Namun trauma bukan satu-satunya beban. Di tengah upaya bangkit, kebutuhan hidup sehari-hari mulai menyesakkan. Kelangkaan gas elpiji 3 kilogram membuat banyak keluarga kesulitan memasak makanan sederhana sekalipun. Di beberapa lokasi, harganya naik atau bahkan tidak tersedia. Sementara itu, harga bahan pokok turut merangkak naik, menggerus kantong warga yang kini tidak lagi bisa mengandalkan penghasilan stabil.

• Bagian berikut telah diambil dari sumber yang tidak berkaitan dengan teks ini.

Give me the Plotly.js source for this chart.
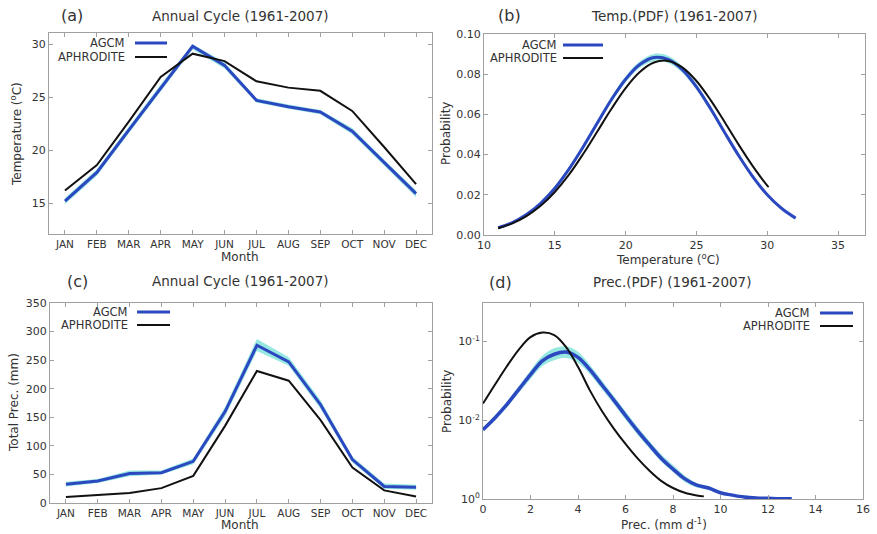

“Kebutuhan yang paling mendesak saat ini adalah sembako dan pakaian bagi korban terdampak bencana,” tutur Zulfan. Seruan itu mencerminkan kebutuhan dasar yang masih jauh dari cukup. Di posko-posko pengungsian, beberapa keluarga hanya memiliki pakaian yang tersisa di badan saat bencana terjadi. Anak-anak membutuhkan pakaian hangat, sementara para ibu berharap ada cukup beras dan lauk untuk bertahan hari demi hari. (***)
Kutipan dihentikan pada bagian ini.